Die Mutter, eine kleine flinke Erscheinung mit gepflegter kinnlanger Frisur, randloser Brille und bis hin zu ihrem farblich abgestimmten Schmuck elegant gekleidet, zeigte, noch bevor sie sich überhaupt begrüßen konnten, ihre Maske bodenloser Verbitterung. Mein Gott, Junge, wie sieht das denn hier aus, sagte sie und Pavel spürte ihre Tränen, noch bevor sie zu weinen begann. Der Vater legte schützend seinen Arm um ihre Schulter und schüttelte beipflichtend seinen Kopf. Pfleg dich doch ein bisschen mehr, sagte er nur und drückte Pavel das Medikament in die Hand. Hier. Davon musst du vierzig Tropfen nehmen, empfahl er, mach das am besten gleich jetzt und dann leg dich ins Bett, du siehst ja schlimm aus.

Pavel tat wie ihm geheißen, bei allem nun eigentlich doch ganz froh, dass seine Eltern hier waren. Normalerweise war er erwachsen, doch im Augenblick konnte er für einige Stunden wieder wie ein Kind sein, und das tat ihm gut. Sein Vater riet ihm zu einer Rollkur, er solle sich alle fünf Minuten, er schaue auf die Uhr, um neunzig Grad drehen, am besten beginne er auf dem Bauch. Während Pavel so dalag, hörte er, wie seine Mutter die Wohnung aufräumte. Die gleichmäßigen Geräusche des klappernden Geschirrs beruhigten ihn, ebenso das Brummen des Staubsaugers. So war es früher gewesen, als er noch zuhause gewohnt hatte, nichts hatte sich eigentlich geändert.
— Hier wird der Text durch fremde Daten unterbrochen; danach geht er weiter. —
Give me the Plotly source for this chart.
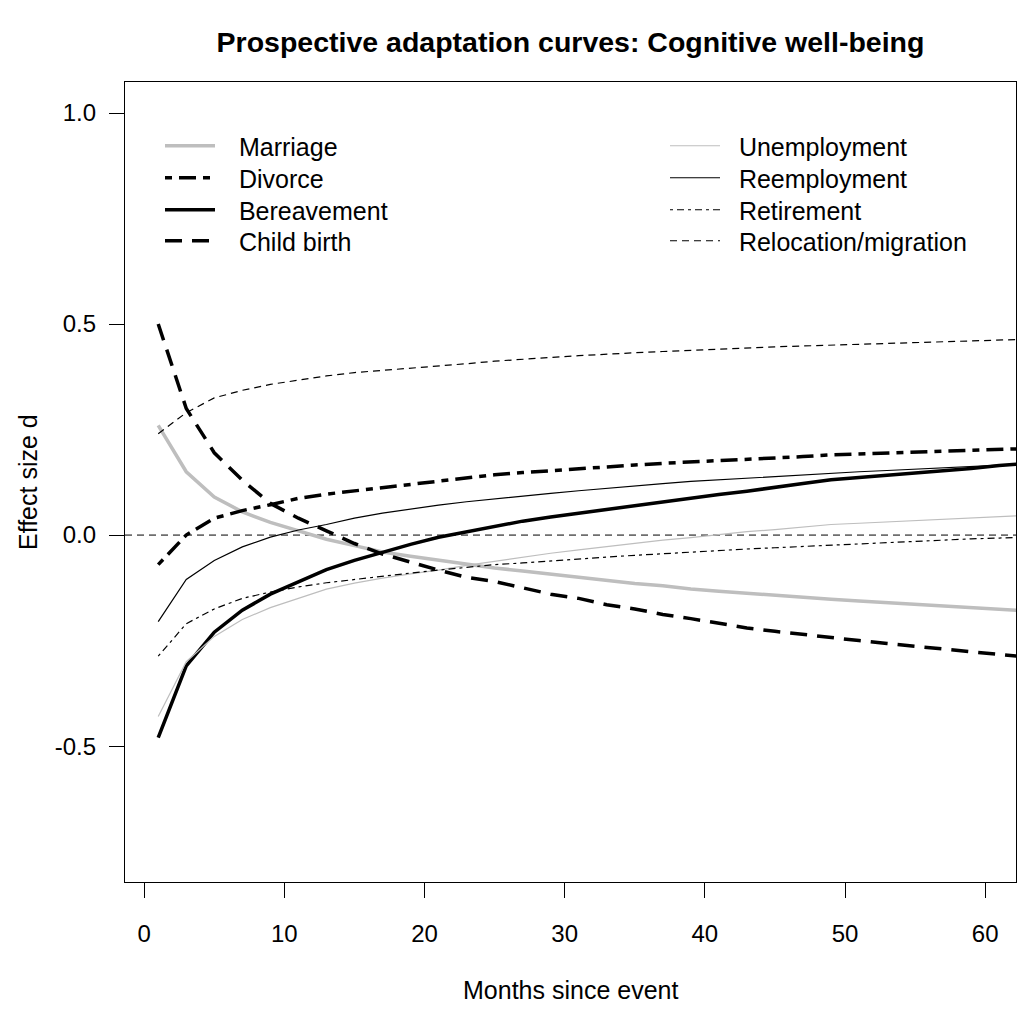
import plotly.graph_objects as go

months = list(range(1, 64, 2))

marriage = [0.26, 0.15, 0.09, 0.055, 0.03, 0.01, -0.01, -0.025, -0.04, -0.05, -0.06, -0.07,
            -0.078, -0.085, -0.093, -0.10, -0.107, -0.115, -0.12, -0.128, -0.133, -0.138,
            -0.144, -0.148, -0.152, -0.156, -0.16, -0.164, -0.168, -0.172, -0.176, -0.18]
divorce = [-0.07, 0.0, 0.04, 0.058, 0.072, 0.087, 0.097, 0.105, 0.112, 0.12, 0.128, 0.137,
           0.143, 0.148, 0.153, 0.157, 0.162, 0.166, 0.17, 0.173, 0.176, 0.179,
           0.182, 0.186, 0.19, 0.192, 0.195, 0.197, 0.199, 0.201, 0.203, 0.205]
bereavement = [-0.48, -0.31, -0.23, -0.178, -0.14, -0.11, -0.082, -0.06, -0.04, -0.022, -0.005, 0.008,
               0.022, 0.033, 0.043, 0.052, 0.062, 0.071, 0.08, 0.088, 0.096, 0.104,
               0.112, 0.122, 0.131, 0.136, 0.141, 0.147, 0.153, 0.158, 0.165, 0.17]
child_birth = [0.50, 0.30, 0.195, 0.13, 0.075, 0.04, 0.01, -0.02, -0.045, -0.065, -0.083, -0.10,
               -0.11, -0.125, -0.14, -0.15, -0.165, -0.175, -0.188, -0.198, -0.21, -0.22,
               -0.228, -0.236, -0.243, -0.25, -0.257, -0.264, -0.271, -0.277, -0.283, -0.289]
unemployment = [-0.43, -0.30, -0.24, -0.20, -0.172, -0.15, -0.128, -0.114, -0.102, -0.092, -0.083, -0.072,
                -0.062, -0.052, -0.043, -0.035, -0.027, -0.019, -0.012, -0.006, 0.001, 0.008,
                0.013, 0.019, 0.025, 0.028, 0.031, 0.034, 0.037, 0.04, 0.044, 0.047]
reemployment = [-0.205, -0.105, -0.06, -0.028, -0.005, 0.012, 0.025, 0.04, 0.052, 0.062, 0.071, 0.079,
                0.086, 0.093, 0.099, 0.105, 0.111, 0.117, 0.122, 0.127, 0.131, 0.135,
                0.139, 0.143, 0.147, 0.15, 0.153, 0.156, 0.159, 0.162, 0.166, 0.169]
retirement = [-0.287, -0.21, -0.175, -0.15, -0.135, -0.123, -0.113, -0.105, -0.097, -0.09, -0.083, -0.077,
              -0.07, -0.066, -0.061, -0.057, -0.052, -0.048, -0.044, -0.04, -0.037, -0.033,
              -0.03, -0.027, -0.023, -0.02, -0.017, -0.014, -0.012, -0.009, -0.007, -0.005]
relocation = [0.24, 0.29, 0.325, 0.343, 0.357, 0.367, 0.377, 0.385, 0.39, 0.395, 0.40, 0.406,
              0.412, 0.417, 0.421, 0.425, 0.429, 0.432, 0.435, 0.438, 0.441, 0.443,
              0.446, 0.448, 0.45, 0.452, 0.454, 0.456, 0.458, 0.46, 0.462, 0.464]

x_ticks = [0, 10, 20, 30, 40, 50, 60]
y_ticks = [-0.5, 0.0, 0.5, 1.0]
y_tick_labels = ["-0.5", "0.0", "0.5", "1.0"]

GRAY = "#BEBEBE"
THICK = 3.5
THIN = 1.2

W, H = 1018, 1010
L, R, T, B = 125, 2, 82, 128
PW, PH = W - L - R, H - T - B

# legend layout: (column left px, row centre px)
LEFT_COL, RIGHT_COL = 160, 665
ROWS = [146, 178, 210, 241]

series = [
    ("Marriage", marriage, GRAY, THICK, "solid", LEFT_COL, ROWS[0], "\u00a0\u00a0\u2009"),
    ("Divorce", divorce, "black", THICK, "7px,7px,17px,7px", LEFT_COL, ROWS[1], "\u00a0\u00a0\u2009"),
    ("Bereavement", bereavement, "black", THICK, "solid", LEFT_COL, ROWS[2], "\u00a0\u00a0\u2009"),
    ("Child birth", child_birth, "black", THICK, "17px,10px", LEFT_COL, ROWS[3], "\u00a0\u00a0\u2009"),
    ("Unemployment", unemployment, GRAY, THIN, "solid", RIGHT_COL, ROWS[0], "\u00a0\u00a0"),
    ("Reemployment", reemployment, "black", THIN, "solid", RIGHT_COL, ROWS[1], "\u00a0\u00a0"),
    ("Retirement", retirement, "black", THIN, "3px,4px,7px,4px", RIGHT_COL, ROWS[2], "\u00a0\u00a0"),
    ("Relocation/migration", relocation, "black", THIN, "7px,5px", RIGHT_COL, ROWS[3], "\u00a0\u00a0"),
]

fig = go.Figure()

# zero reference line
fig.add_hline(y=0, line=dict(color="black", width=1, dash="7px,5px"), layer="below")

FONT = "Liberation Sans, Arial, sans-serif"
legends = {}
for i, (name, vals, col, w, dash, lx, ly, pad) in enumerate(series):
    key = "legend" if i == 0 else f"legend{i + 1}"
    fig.add_trace(go.Scatter(
        x=months, y=vals, mode="lines", name=pad + name,
        line=dict(color=col, width=w, dash=dash),
        legend=key,
    ))
    legends[key] = dict(x=(lx - L) / PW, y=1 - (ly - T) / PH,
                        xanchor="left", yanchor="middle", bgcolor="rgba(0,0,0,0)",
                        font=dict(size=25, family=FONT), itemwidth=50)

fig.update_layout(
    width=W, height=H,
    margin=dict(l=L, r=R, t=T, b=B),
    paper_bgcolor="white", plot_bgcolor="white",
    font=dict(family=FONT, size=24, color="black"),
    title=dict(text="<b>Prospective adaptation curves: Cognitive well-being</b>",
               x=(L + PW / 2) / W, xanchor="center",
               y=1 - 42 / H, yanchor="middle", yref="container",
               font=dict(size=28.5, family=FONT)),
    showlegend=True,
    **legends,
)

fig.update_xaxes(
    range=[-1.37, 62.2], tickvals=x_ticks, ticks="outside", ticklen=15, tickwidth=1,
    tickcolor="black", showline=True, linecolor="black", linewidth=1.3, mirror=True,
    showgrid=False, zeroline=False, tickfont=dict(size=24), ticklabelstandoff=15,
)
fig.update_yaxes(
    range=[-0.822, 1.0735], tickvals=y_ticks, ticktext=y_tick_labels, ticks="outside",
    ticklen=15, tickwidth=1, tickcolor="black", showline=True, linecolor="black",
    linewidth=1.3, mirror=True, showgrid=False, zeroline=False, tickfont=dict(size=24),
    ticklabelstandoff=8,
)

fig.add_annotation(text="Months since event", xref="paper", yref="paper",
                   x=0.5, y=-(990 - (H - B)) / PH, xanchor="center", yanchor="middle",
                   showarrow=False, font=dict(size=25))
fig.add_annotation(text="Effect size d", xref="paper", yref="paper", textangle=-90,
                   x=-(L - 28) / PW, y=0.5, xanchor="center", yanchor="middle",
                   showarrow=False, font=dict(size=25))

fig.write_html(
    "out.html",
    config={"displayModeBar": False},
    post_script="document.body.style.margin='0';document.body.style.overflow='hidden';",
)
Der Vater, ein sportlich altersloser Mensch mit weißem Haar, setzte sich nach einer Weile zu ihm ans Bett und die Männer sprachen über Pavels Arbeit, wie es denn so gehe und ob er denn zur Zeit eine Freundin habe. Der kriegt nie eine Freundin, rief seine Mutter aus dem Hintergrund, so wie das hier aussieht. So einen wollen die Mädchen nicht. Um nicht wütend zu werden, dachte Pavel wieder an Inanna. Das stimmt, sagte sein Vater, die meisten Mädchen können mit so etwas nichts anfangen. Achtzig Prozent der Mädchen sind ganz normal, Exoten gibt es nur ganz wenige. Wenn du ein Mädchen haben willst, dann musst du auch ein bisschen normal werden. Musst dich mehr pflegen. Stell dir mal vor, ein Mädchen ist hier in der Wohnung ... Die würde gleich wieder gehen, rief seine Mutter aus dem Hintergrund, es war, dachte Pavel betrübt, ein bisschen wie mit der Wohnzimmeruhr seiner Vermieter. Erst sagte sein Vater etwas und dann setzte seine Mutter noch etwas hinzu, um die Gesamtinformation zu vervollständigen. Aber ich will doch gar nicht irgendein achtzigprozentiges Mädchen, entgegnete er hilflos und dachte an Inanna, überhaupt, wovon reden wir hier eigentlich, das ist doch alles völlig abstrakt ... Merk dir, rief seine Mutter, während sie den Wischeimer in der Toilette ausgoss, nur in einem gepflegten Körper steckt ein gepflegter Geist. Ja, das merk’ ich mir, murmelte Pavel lakonisch.

Nachdem seine Eltern gegangen waren, sah Pavel sich in seiner Wohnung um. Wie aus dem Ei gepellt, dachte er, genau so würde die Wohnung meiner Mutter aussehen. Selbst die Wäsche hatte sie mitgenommen und gesagt, dann hast du doch mal einen Grund uns zu besuchen. Er hatte sie gewähren lassen, denn am Ende war er sehr müde gewesen und froh, nun endlich wieder allein zu sein. Mittlerweile war es acht, wie ihm die zeitversetzten Uhren in seiner Umgebung einhämmerten. Und ebenso rasch wie am Nachmittag legte er sich auch nun wieder ins Bett. Glücklichweise dauerte Magen-Darm nicht allzu lange, sagte er sich, morgen musste er auf jeden Fall zur Arbeit gehen, denn er konnte sich weder einen Verdienstausfall leisten noch sich vorstellen, einen ganzen Tag lang Inanna nicht zu sehen.